Mark Twain

Image of Mark Twain
Author(s): 
Release Date: 
May 12, 2025
Publisher/Imprint: 
Penguin Press
Pages: 
1 200
Reviewed by: 

Despite its size, Mark Twain reads like a novel. It does not serve as a testament but rather as a story where, even if readers know the ending, they look forward to the next chapter.”

Ron Chernow’s latest biography, Mark Twain, is particularly challenging because this thick volume competes with numerous other books, Twain’s writings (12,000 extant letters), and interviews. Even this great American writer’s notebooks and unfinished manuscripts survive. A controversial documentary by Ken Burns guarantees a readership already familiar with the subject.
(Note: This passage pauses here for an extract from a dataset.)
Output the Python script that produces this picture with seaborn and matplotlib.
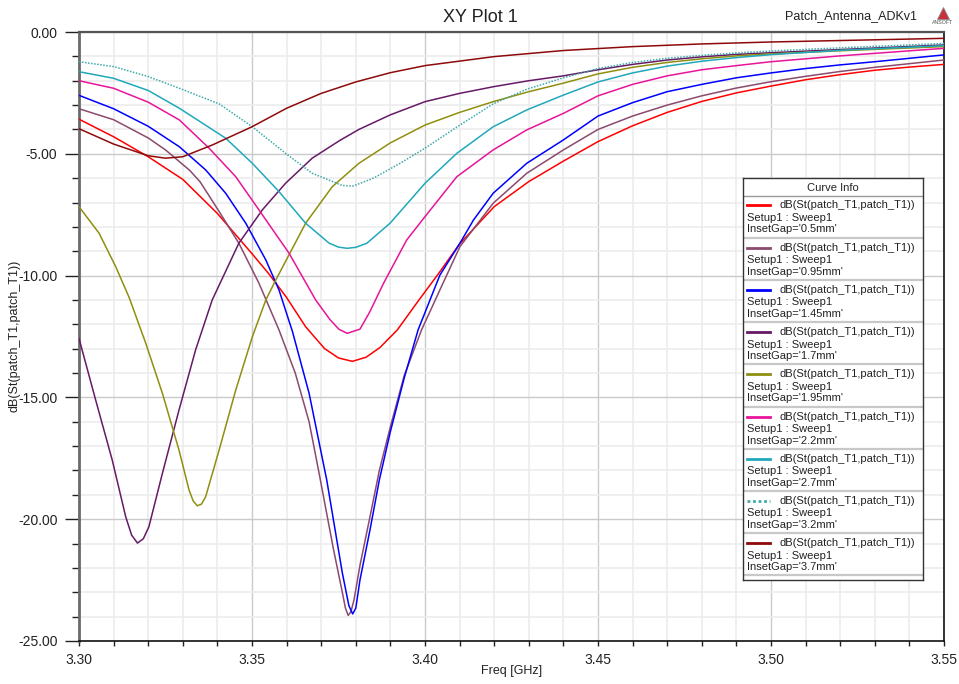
import numpy as np
import pandas as pd
import matplotlib
matplotlib.use("Agg")
import matplotlib.pyplot as plt
import seaborn as sns
from matplotlib.ticker import MultipleLocator, FormatStrFormatter
from matplotlib.lines import Line2D

# ---------------- data ----------------
f_05 = [3.300, 3.310, 3.320, 3.330, 3.340, 3.350, 3.355, 3.360, 3.3655, 3.371, 3.375, 3.379, 3.383, 3.387,
        3.392, 3.398, 3.404, 3.410, 3.420, 3.430, 3.440, 3.450, 3.460, 3.470, 3.480, 3.490, 3.500, 3.510,
        3.520, 3.530, 3.540, 3.550]
db_05 = [-3.58, -4.30, -5.12, -6.05, -7.45, -9.10, -9.95, -10.90, -12.10, -13.00, -13.38, -13.52, -13.35, -12.95,
         -12.23, -11.05, -9.90, -8.70, -7.17, -6.14, -5.30, -4.50, -3.85, -3.30, -2.85, -2.50, -2.22, -1.96,
         -1.75, -1.57, -1.44, -1.33]

f_095 = [3.300, 3.310, 3.320, 3.325, 3.332, 3.335, 3.3405, 3.3462, 3.352, 3.3578, 3.3625, 3.3665, 3.3694,
         3.3735, 3.3761, 3.3770, 3.3778, 3.3786, 3.3795, 3.3812, 3.3841, 3.3868, 3.390, 3.394, 3.399, 3.4043,
         3.4101, 3.4197, 3.4294, 3.440, 3.450, 3.460, 3.470, 3.480, 3.490, 3.500, 3.510, 3.520, 3.530, 3.540,
         3.550]
db_095 = [-3.15, -3.60, -4.35, -4.84, -5.68, -6.15, -7.37, -8.67, -10.31, -12.23, -14.0, -16.0, -18.12,
          -21.2, -23.0, -23.65, -23.95, -23.8, -23.3, -21.9, -19.9, -18.0, -16.2, -14.1, -12.23, -10.59,
          -8.81, -7.03, -5.80, -4.84, -4.00, -3.45, -3.00, -2.62, -2.30, -2.04, -1.82, -1.62, -1.45, -1.30,
          -1.15]

f_145 = [3.300, 3.310, 3.320, 3.329, 3.3366, 3.3424, 3.3482, 3.354, 3.3578, 3.3617, 3.3665, 3.3716, 3.3761,
         3.3780, 3.3791, 3.3800, 3.3812, 3.3841, 3.3868, 3.390, 3.394, 3.398, 3.4043, 3.4101, 3.414, 3.4197,
         3.4294, 3.440, 3.450, 3.460, 3.470, 3.480, 3.490, 3.500, 3.510, 3.520, 3.530, 3.540, 3.550]
db_145 = [-2.60, -3.15, -3.87, -4.71, -5.66, -6.62, -7.85, -9.36, -10.59, -12.3, -14.83, -18.39, -22.2,
          -23.55, -23.89, -23.65, -22.5, -20.44, -18.39, -16.4, -14.2, -12.23, -9.98, -8.67, -7.72, -6.62,
          -5.39, -4.43, -3.45, -2.90, -2.45, -2.15, -1.88, -1.68, -1.50, -1.35, -1.22, -1.08, -0.94]

f_17 = [3.300, 3.3048, 3.3096, 3.3135, 3.3152, 3.3169, 3.3186, 3.3202, 3.3241, 3.3289, 3.3337, 3.3385,
        3.3462, 3.353, 3.3597, 3.3674, 3.3754, 3.3809, 3.390, 3.400, 3.410, 3.420, 3.430, 3.440, 3.450,
        3.460, 3.470, 3.480, 3.490, 3.500, 3.520, 3.550]
db_17 = [-12.58, -15.1, -17.57, -19.9, -20.65, -20.98, -20.8, -20.31, -18.12, -15.52, -13.05, -11.0,
         -8.67, -7.30, -6.21, -5.18, -4.45, -4.00, -3.40, -2.86, -2.52, -2.24, -2.00, -1.80, -1.55,
         -1.33, -1.15, -1.02, -0.92, -0.85, -0.72, -0.53]

f_195 = [3.300, 3.3058, 3.3106, 3.3145, 3.3193, 3.3241, 3.3289, 3.3318, 3.3330, 3.3342, 3.3354, 3.3366,
         3.3405, 3.3453, 3.3501, 3.354, 3.3568, 3.3655, 3.3732, 3.3809, 3.390, 3.400, 3.410, 3.4197, 3.430,
         3.440, 3.450, 3.460, 3.470, 3.480, 3.490, 3.500, 3.520, 3.550]
db_195 = [-7.17, -8.26, -9.63, -10.9, -12.78, -14.83, -17.16, -18.8, -19.25, -19.45, -19.38, -19.08,
          -17.16, -14.7, -12.51, -11.0, -10.2, -7.85, -6.35, -5.39, -4.55, -3.82, -3.30, -2.86, -2.45,
          -2.10, -1.72, -1.45, -1.25, -1.10, -0.98, -0.90, -0.77, -0.60]

f_22 = [3.300, 3.310, 3.320, 3.329, 3.3376, 3.3453, 3.352, 3.3607, 3.3684, 3.3725, 3.3751, 3.3775, 3.3812,
        3.384, 3.388, 3.3947, 3.400, 3.4092, 3.4197, 3.4294, 3.440, 3.450, 3.460, 3.470, 3.480, 3.490,
        3.500, 3.520, 3.550]
db_22 = [-2.00, -2.31, -2.88, -3.61, -4.77, -5.94, -7.30, -9.08, -11.0, -11.8, -12.2, -12.37, -12.2,
         -11.5, -10.32, -8.54, -7.58, -5.94, -4.84, -4.02, -3.34, -2.62, -2.15, -1.80, -1.55, -1.38,
         -1.22, -0.98, -0.67]

f_27 = [3.300, 3.310, 3.320, 3.329, 3.3424, 3.3501, 3.3578, 3.3655, 3.3723, 3.3750, 3.3775, 3.3800, 3.3832,
        3.3899, 3.400, 3.4092, 3.4197, 3.4294, 3.440, 3.450, 3.460, 3.470, 3.480, 3.490, 3.500, 3.520, 3.550]
db_27 = [-1.63, -1.90, -2.40, -3.13, -4.36, -5.39, -6.55, -7.85, -8.67, -8.83, -8.88, -8.84, -8.67,
         -7.85, -6.21, -4.98, -3.89, -3.20, -2.59, -2.05, -1.68, -1.40, -1.20, -1.05, -0.93, -0.75, -0.56]

f_32 = [3.300, 3.310, 3.320, 3.329, 3.3405, 3.3501, 3.3597, 3.3674, 3.3761, 3.3793, 3.3851, 3.3928, 3.400,
        3.4101, 3.4197, 3.4294, 3.440, 3.450, 3.460, 3.470, 3.480, 3.490, 3.500, 3.520, 3.550]
db_32 = [-1.22, -1.42, -1.83, -2.31, -2.95, -3.89, -4.98, -5.80, -6.30, -6.32, -6.00, -5.39, -4.77,
         -3.82, -2.95, -2.35, -1.88, -1.50, -1.25, -1.08, -0.96, -0.86, -0.78, -0.65, -0.47]

f_37 = [3.300, 3.310, 3.320, 3.325, 3.330, 3.3385, 3.350, 3.360, 3.370, 3.380, 3.390, 3.400, 3.420, 3.440,
        3.460, 3.480, 3.500, 3.520, 3.550]
db_37 = [-3.97, -4.60, -5.08, -5.18, -5.12, -4.64, -3.89, -3.13, -2.52, -2.05, -1.67, -1.38, -1.01, -0.76,
         -0.60, -0.49, -0.41, -0.35, -0.26]

gaps = ["0.5mm", "0.95mm", "1.45mm", "1.7mm", "1.95mm", "2.2mm", "2.7mm", "3.2mm", "3.7mm"]
freqs = [f_05, f_095, f_145, f_17, f_195, f_22, f_27, f_32, f_37]
values = [db_05, db_095, db_145, db_17, db_195, db_22, db_27, db_32, db_37]
colors = ["#FF0000", "#8B4A6E", "#0000FF", "#661A66", "#8F8F0F", "#E8149A", "#20A8BC", "#3FA9A9", "#8E0A0A"]

trace_name = "dB(St(patch_T1,patch_T1))"

# ---------------- build long table ----------------
rows = []
for g, fs, vs in zip(gaps, freqs, values):
    for f, v in zip(fs, vs):
        rows.append((g, f, v))
df = pd.DataFrame(rows, columns=["gap", "freq", "dB"])

palette = dict(zip(gaps, colors))
dashes = {g: "" for g in gaps}
dashes["3.2mm"] = (1.0, 1.0)

plt.rcParams["axes.unicode_minus"] = False
plt.rcParams["font.family"] = ["Liberation Sans", "DejaVu Sans"]

fig = plt.figure(figsize=(9.59, 6.84), dpi=100)
W, H = 959, 684
ax = fig.add_axes([79 / W, 43 / H, 865 / W, 609 / H])

sns.lineplot(data=df, x="freq", y="dB", hue="gap", style="gap", palette=palette, dashes=dashes,
             hue_order=gaps, style_order=gaps, sort=False, estimator=None, legend=False,
             linewidth=1.1, ax=ax, zorder=3)

ax.set_xlim(3.30, 3.55)
ax.set_ylim(-25, 0)
ax.xaxis.set_major_locator(MultipleLocator(0.05))
ax.xaxis.set_minor_locator(MultipleLocator(0.01))
ax.yaxis.set_major_locator(MultipleLocator(5))
ax.yaxis.set_minor_locator(MultipleLocator(1))
ax.xaxis.set_major_formatter(FormatStrFormatter("%.2f"))
ax.yaxis.set_major_formatter(FormatStrFormatter("%.2f"))
ax.set_xlabel("")
ax.set_ylabel("")

ax.grid(which="minor", color="#ECECEC", linewidth=1.2, zorder=0)
ax.grid(which="major", color="#CACACA", linewidth=1.0, zorder=0)
ax.set_axisbelow(True)

ax.tick_params(axis="y", which="major", length=10, width=1, direction="out", labelsize=10, pad=5.5,
               color="#222222", labelcolor="#222222")
ax.tick_params(axis="y", which="minor", length=5, width=1, direction="out", color="#222222")
ax.tick_params(axis="x", which="both", length=3.5, width=1, direction="out", labelsize=10, pad=5.5,
               color="#222222", labelcolor="#222222")

ax.spines["left"].set_color("#6A6A6A")
ax.spines["left"].set_linewidth(2.0)
ax.spines["top"].set_color("#555555")
ax.spines["top"].set_linewidth(1.6)
ax.spines["right"].set_color("#111111")
ax.spines["right"].set_linewidth(1.2)
ax.spines["bottom"].set_color("#111111")
ax.spines["bottom"].set_linewidth(1.2)

# titles / labels
fig.text(480 / W, 1 - 17 / H, "XY Plot 1", ha="center", va="center", fontsize=13, color="#222222")
fig.text(917 / W, 1 - 16 / H, "Patch_Antenna_ADKv1", ha="right", va="center", fontsize=9, color="#222222")
fig.text(15 / W, 1 - 336 / H, trace_name, ha="center", va="center", rotation=90, fontsize=9, color="#222222")
fig.text(512 / W, 1 - 671 / H, "Freq [GHz]", ha="center", va="center", fontsize=9, color="#222222")

# small logo
fig.lines.append(Line2D([943 / W], [1 - 13 / H], marker="^", markersize=8, color="#C8303A",
                        markeredgecolor="#8A8A8A", markeredgewidth=0.6, transform=fig.transFigure))
fig.text(943 / W, 1 - 22 / H, "ANSOFT", ha="center", va="center", fontsize=3.8, color="#555555")

# ---------------- legend box ----------------
lx0, ly_top, lw_, lh_ = 743, 178, 180, 402
lax = fig.add_axes([lx0 / W, 1 - (ly_top + lh_) / H, lw_ / W, lh_ / H], zorder=10)
lax.set_xlim(0, lw_)
lax.set_ylim(lh_, 0)
lax.set_xticks([])
lax.set_yticks([])
lax.set_facecolor("white")
for s in lax.spines.values():
    s.set_color("#333333")
    s.set_linewidth(1.0)
lax.text(lw_ / 2, 10, "Curve Info", ha="center", va="center", fontsize=8, color="#222222")
lax.plot([0, lw_], [18.5, 18.5], color="#9A9A9A", lw=1.0)
pitch = 42.2
for i, (g, c) in enumerate(zip(gaps, colors)):
    y0 = 18.5 + pitch * i
    ls = (0, (1.0, 1.0)) if g == "3.2mm" else "-"
    lax.plot([4, 27], [y0 + 9, y0 + 9], color=c, lw=2.0, linestyle=ls)
    lax.text(36, y0 + 9, trace_name, ha="left", va="center", fontsize=8, color="#222222")
    lax.text(4, y0 + 21.5, "Setup1 : Sweep1", ha="left", va="center", fontsize=8, color="#222222")
    lax.text(4, y0 + 33, "InsetGap='%s'" % g, ha="left", va="center", fontsize=8, color="#222222")
    lax.plot([0, lw_], [y0 + pitch - 1, y0 + pitch - 1], color="#C8C8C8", lw=1.6)

fig.savefig("out.png", dpi=100, facecolor="white")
Writing something readable becomes more important than something new on this subject.

Mark Twain is a modern biography of the subject. Race and even sex is a part of it. Chernow writes that his subject “was our greatest writer is arguable,” but he “had a literary voice that was wholly American” and, yet “bestrode a larger stage than any other American writer.”

“Our foremost talker,” who “fairly invented our celebrity culture.” The author describes him as a strong intellect and great writer who was crude, depressed, a prankster, smelly, undisciplined, and a vagabond.

This work, really five books in one, builds upon what has been said about Samuel Clemens (aka Mark Twain) with the essential points, beginning with the subject’s “search for untrammeled truth and freedom.” Twain failed, perhaps, as this work shows; he never knew what he was looking for exactly.

Twain loved the freedom travel gave him, hoping to find his answers or at least some good stories along the way. He also changed, grew, and developed progressive ideas on racism and a disdain for the imperialism that others called civilization. His Innocents Abroad was the beginning of Twain as a noted author, not just a passing humorist.

This extraordinary man, Chernow writes, also makes the reader wonder how many other such lives are lost to history, but Twain’s storytelling ability and a story about a certain frog in Calaveras County that jump-started his literary career. Nor for the last time, would Twain succeed despite himself. A trip to Hawaii jump-started his career as a popular lecturer.

Several elements make this a thorough biography of the great American writer. Chernow mentions the Mississippi River, a nostalgic revulsion with progress (especially the decline of his beloved steamboats), race, and much more. Twain's humor barely covers a deep cynicism. A “fiercely pessimistic man” delivering “hard and uncomfortable truths,” he was never “overly solicitous of other people’s feelings.”

Although Twain had little use for genealogical frippery, Samuel Clemens provides a case study in the often financially desperate Southern middle-class family of his time. He lived as if his life were one of his novels, likely inspired by how he saw America around him and the passionate, cynical social commentator he became. He was the most colorful character he created and even appeared to foresee the ending of his own story.

Twain, herein, was not a part of the beginning nor the end of  19th century America, but the tremendous in-between, heart and soul. Chernow’s book draws on Twain’s varied career, which included “printer, pilot, miner, journalist, novelist, platform artist, toastmaster, publisher, art patron, pundit, polemicist, inventor, crusader, investor, and maverick.” “He could never fit in a conventional mold.”

An adventurer almost from birth, he traveled the world and wrote about what he saw through his lens of cynicism and exaggerated humor. He had already lived more of a full life than most Americans before he adopted the pen name Mark Twain, in February 1863, for reasons still debated.

The author writes of Twain as a great, underrated intellect of his age who still “spent a lifetime chasing hare-brained schemes and failed business ventures.” This victim of “cheap adventurers” coined the phrase “Gilded Age” for “its fondness for new inventions, quick killings, and high-pressure salesmanship.”

The author writes: “To portray Mark Twain in his entirety, one must capture both the light and the shadow,” including “a large assortment of weird sides to his nature.” Twain also had no use for robber barons but supported schemes to “rescue humankind from disease and suffering.”

“What any biography of Mark Twain demands is his intimate voice, which sparkled even in his darkest moments.” Chernow looks for the real Samuel Clemens in an unusual situation in which a deceased person leaves mountains of material where the subject bears his soul.

No mystery exists in what influenced the author of Huckleberry Finn. Twain left no secrets, including fearing becoming the failure his father had been, even as he had made similar mistakes in his own life. He was guilty of exaggerating and rewriting the truth rather than hiding it.

Chernow’s somewhat informal prose lends itself to the “non-fiction novel” (as Truman Capote called such work). Interpretations of such material can be controversial. Despite its size, Mark Twain reads like a novel. It does not serve as a testament but rather as a story where, even if readers know the ending, they look forward to the next chapter. Twain lived an extraordinary life of adventure around the world, and the reader shares it at his side.

This book includes annotation, a bibliography, and illustrations.